I’ve mentioned before here how much I love lists, and this zine has plenty of them throughout. It’s nice to have that break when you’re dealing with such a heavy topic. It helped balance out the pace of reading the non-list sections.
Without a table of contents, I didn’t really know what I was in for. There was the title, of course, but little else to let me know what I’d be reading. Looking back on it, I’m glad for that. That’s not to say I’d be against a TOC, but I liked the ‘winding journey’ element to reading this zine. I liked not quite knowing what was coming up next. The clear breaks/titles were all that was needed – and only needed so I could have a clear stopping place while I thought back on what I’d read.
I did a lot of thinking back on what I’d read.
One special entry that I really appreciated was ‘Helping Your Friends Get Through It’. I like that Gnade didn’t automatically assume that his only readership would be amongst people who were dealing with the problem rather than people wanting to know how to help others with the problem. It’s a small section – not even a full page – but I think it’s a very important not-a-full-page.

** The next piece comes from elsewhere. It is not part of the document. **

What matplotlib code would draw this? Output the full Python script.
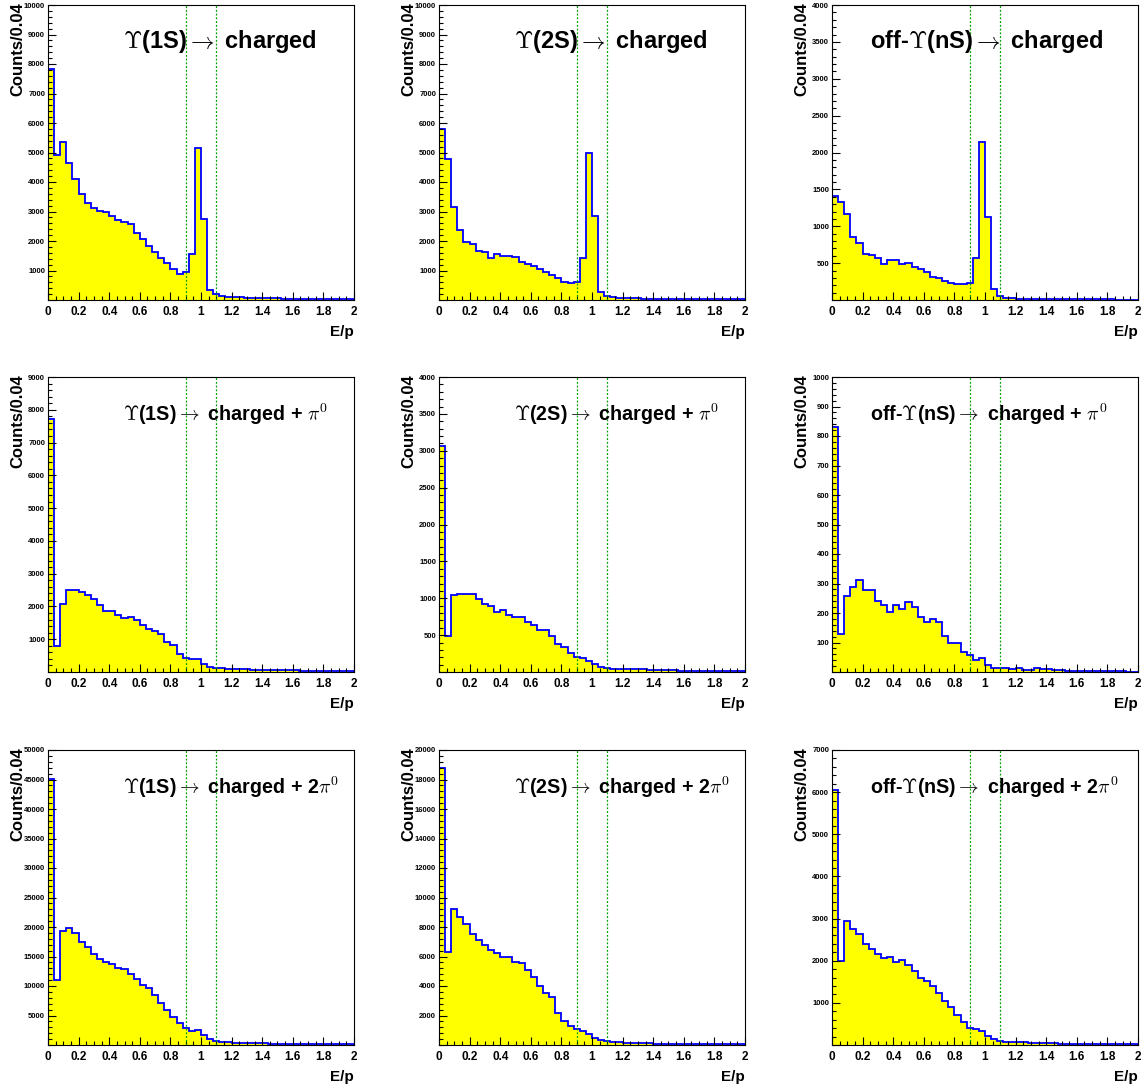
import numpy as np
import matplotlib
matplotlib.use("Agg")
import matplotlib.pyplot as plt
from matplotlib.ticker import MultipleLocator, FuncFormatter

plt.rcParams['font.family'] = ['Liberation Sans', 'DejaVu Sans']
plt.rcParams['font.weight'] = 'bold'
plt.rcParams['mathtext.fontset'] = 'cm'

# bin edges: 50 bins of 0.04 over E/p in [0, 2]
edges = np.linspace(0, 2, 51)

# row 1: -> charged
y1s_ch = [7830, 4915, 5345, 4633, 4100, 3582, 3277, 3107, 3028, 2972,
          2860, 2712, 2655, 2576, 2260, 2068, 1842, 1616, 1435, 1243,
          1040, 881, 938, 1548, 5164, 2746, 339, 203, 147, 113,
          100, 90, 82, 75, 68, 62, 57, 52, 48, 45,
          41, 38, 35, 33, 31, 29, 27, 25, 23, 21]
y2s_ch = [5785, 4768, 3164, 2373, 1955, 1887, 1661, 1638, 1435, 1560,
          1492, 1492, 1446, 1277, 1209, 1164, 1051, 938, 847, 734,
          621, 565, 621, 1412, 4994, 2859, 282, 147, 113, 80,
          70, 62, 55, 50, 46, 42, 40, 36, 34, 31,
          29, 27, 25, 24, 22, 21, 20, 19, 18, 17]
off_ch = [1415, 1324, 1162, 850, 768, 624, 610, 565, 488, 542,
          542, 484, 497, 443, 416, 384, 307, 294, 258, 226,
          212, 212, 235, 574, 2147, 1121, 145, 54, 32, 23,
          20, 18, 16, 15, 14, 13, 12, 11, 10, 10,
          9, 9, 8, 8, 7, 7, 6, 6, 6, 5]

# row 2: -> charged + pi0
y1s_pi = [7720, 790, 2080, 2490, 2490, 2440, 2340, 2215, 2050, 1860,
          1870, 1730, 1640, 1690, 1585, 1435, 1300, 1250, 1150, 915,
          815, 540, 440, 405, 385, 245, 165, 120, 110, 95,
          90, 85, 80, 76, 72, 68, 64, 60, 56, 52,
          48, 45, 42, 40, 37, 35, 32, 30, 28, 26]
y2s_pi = [3060, 488, 1043, 1061, 1052, 1061, 993, 925, 894, 817,
          835, 767, 745, 745, 677, 637, 569, 564, 488, 384,
          339, 262, 208, 194, 149, 113, 68, 50, 45, 45,
          40, 35, 40, 40, 30, 28, 25, 25, 22, 20,
          18, 16, 16, 15, 14, 12, 12, 10, 10, 10]
off_pi = [830, 130, 257, 289, 311, 278, 278, 240, 226, 204,
          226, 215, 238, 221, 186, 170, 178, 170, 122, 97,
          99, 68, 56, 41, 47, 23, 15, 12, 12, 10,
          15, 8, 6, 14, 10, 9, 7, 6, 4, 4,
          3, 3, 3, 2, 2, 2, 2, 2, 1, 1]

# row 3: -> charged + 2pi0
y1s_2pi = [45100, 11000, 19400, 19800, 19000, 17400, 16550, 15400, 14500, 14100,
           13700, 13100, 12800, 12000, 11200, 10200, 9600, 8400, 7200, 5900,
           4800, 3700, 2800, 2400, 2550, 1700, 960, 730, 560, 450,
           400, 360, 330, 300, 280, 260, 240, 220, 200, 190,
           180, 170, 160, 150, 140, 130, 120, 110, 100, 100]
y2s_2pi = [18800, 6280, 9220, 8700, 8180, 7500, 7120, 6780, 6440, 6260,
           5940, 5970, 5650, 5580, 5080, 4590, 4020, 3550, 3230, 2150,
           1630, 1290, 1085, 970, 745, 500, 340, 270, 225, 180,
           160, 150, 130, 120, 110, 100, 95, 90, 85, 80,
           75, 70, 65, 60, 55, 50, 50, 45, 45, 40]
off_2pi = [6050, 2000, 2950, 2745, 2625, 2400, 2280, 2160, 2055, 2080,
           1960, 2015, 1900, 1765, 1600, 1525, 1410, 1225, 1050, 910,
           710, 540, 395, 370, 340, 220, 135, 95, 80, 70,
           65, 60, 55, 50, 45, 40, 38, 35, 32, 30,
           28, 26, 24, 22, 20, 18, 16, 15, 14, 13]

hists = [[y1s_ch, y2s_ch, off_ch],
         [y1s_pi, y2s_pi, off_pi],
         [y1s_2pi, y2s_2pi, off_2pi]]
ymaxes = [[10000, 10000, 4000], [9000, 4000, 1000], [50000, 20000, 7000]]
ysteps = [[1000, 1000, 500], [1000, 500, 100], [5000, 2000, 1000]]

sources = [r'$\Upsilon$(1S)', r'$\Upsilon$(2S)', r'off-$\Upsilon$(nS)']
finals = [r'charged', r'charged + $\pi^{\mathbf{0}}$', r'charged + 2$\pi^{\mathbf{0}}$']
title_sizes = [17, 14.2, 14.2]
cuts = [0.9, 1.1]

fig = plt.figure(figsize=(11.48, 10.87), dpi=100)
W, H = 1148.0, 1087.0
lefts = [48, 439, 832]
tops = [5, 377, 750]
aw, ah = 306, 295

for r in range(3):
    for c in range(3):
        ax = fig.add_axes([lefts[c] / W, 1 - (tops[r] + ah) / H, aw / W, ah / H])
        vals = np.array(hists[r][c], dtype=float)
        ax.stairs(vals, edges, fill=True, color='#ffff00', lw=0)
        ax.stairs(vals, edges, color='#0000ff', lw=1.3)
        for xc in cuts:
            ax.axvline(xc, color='#00a000', lw=0.9, ls=(0, (1.5, 1.5)))
        ax.set_xlim(0, 2)
        ax.set_ylim(0, ymaxes[r][c])
        ax.xaxis.set_major_locator(MultipleLocator(0.2))
        ax.xaxis.set_minor_locator(MultipleLocator(0.05))
        ax.yaxis.set_major_locator(MultipleLocator(ysteps[r][c]))
        ax.yaxis.set_minor_locator(MultipleLocator(ysteps[r][c] / 5))
        ax.xaxis.set_major_formatter(FuncFormatter(lambda v, p: '%g' % round(v, 2)))
        ax.yaxis.set_major_formatter(FuncFormatter(lambda v, p: '' if v == 0 else '%d' % v))
        ax.tick_params(which='both', direction='in', top=False, right=False)
        ax.tick_params(which='major', length=6, width=0.8)
        ax.tick_params(which='minor', length=3, width=0.8)
        ax.tick_params(axis='x', labelsize=8.5, pad=4)
        ax.tick_params(axis='y', labelsize=5.5, pad=2)
        for lab in ax.get_xticklabels() + ax.get_yticklabels():
            lab.set_fontweight('bold')
        for sp in ax.spines.values():
            sp.set_linewidth(0.8)
        ax.set_ylabel('Counts/0.04', fontsize=12, fontweight='bold', loc='top')
        ax.yaxis.set_label_coords(-0.075, 1.01)
        ax.set_xlabel('E/p', fontsize=11, fontweight='bold', loc='right')
        ax.xaxis.set_label_coords(1.0, -0.085)
        tx = 0.124 if c == 2 else 0.245
        ax.text(tx, 0.875, sources[c] + r'$\rightarrow$ ' + finals[r],
                transform=ax.transAxes, fontsize=title_sizes[r], fontweight='bold',
                ha='left', va='center')

fig.savefig('out.png', dpi=100)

On the technical side of things, as a zine maker, I found it quite interesting to see how a zine translates into a more ‘bookish’ form. You’d think it would be easy, but as someone who makes/formats both, it might not be as 1 to 1 as you think. While I by no means give up my love for the traditional ways of binding zines, I do love how this is bound while maintaining the more zine-esque qualities of a cardstock cover and black and white interior pages.